The main question presented upon the argument for our consideration was that the respondents, in their answer to the allegations, failed to deny that the several defendants, whose names are set out in the allegations, and were alleged therein to have sold the wood under the firm name of Gotardi & Co. to the respondents, were not the members of said last-named firm.
The allegation is, that the defendants named, on, etc., under the firm name of Gotardi & Co., on the premises of Roger De Loney, in Pass Creek Canyon, etc., sold, etc. The respondents deny that the defendants named, on, etc., or at any time, under the firm name of Gotardi & Co., or any .other firm name, on the premises of Roger De Loney, in Pass Creek Canyon, etc., sold,.

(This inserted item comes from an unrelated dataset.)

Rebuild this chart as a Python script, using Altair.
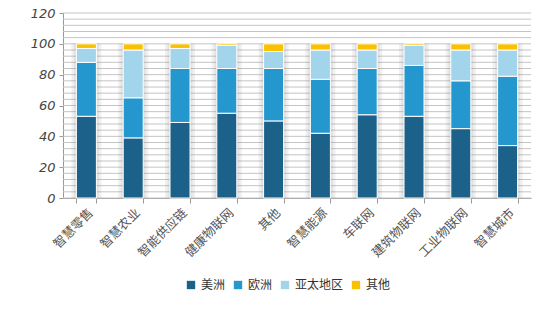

The appellant’s allegation, as to the sale of the wood to the respondents, does not, in direct terms, state that the defendants named were the members of Gotardi & Co., but that is the necessary inference to be drawn therefrom; and the only ingenuous mode of answering it would have been to deny that they were such members, and to have pointed out who were the members thereof. The respondents occupied the position of stake-holders in the affair; they had no interest in preventing the application of the debt to Gotardi & Co. from being applied upon the debt due from Maria & Co. to Anlauf Bros., further than to protect themselves from having to pay it again to Gotardi & Co.; and instead of filing the stinted answer, denying only in Acec verba the allegations referred to, they should have disclosed the facts of the case. That would have evinced good faith upon their part. But they evidently determined to stand upon what they regarded as their strict legal rights; and having chosen that course, they must expect that a strict construction of the law will be applied against them as well.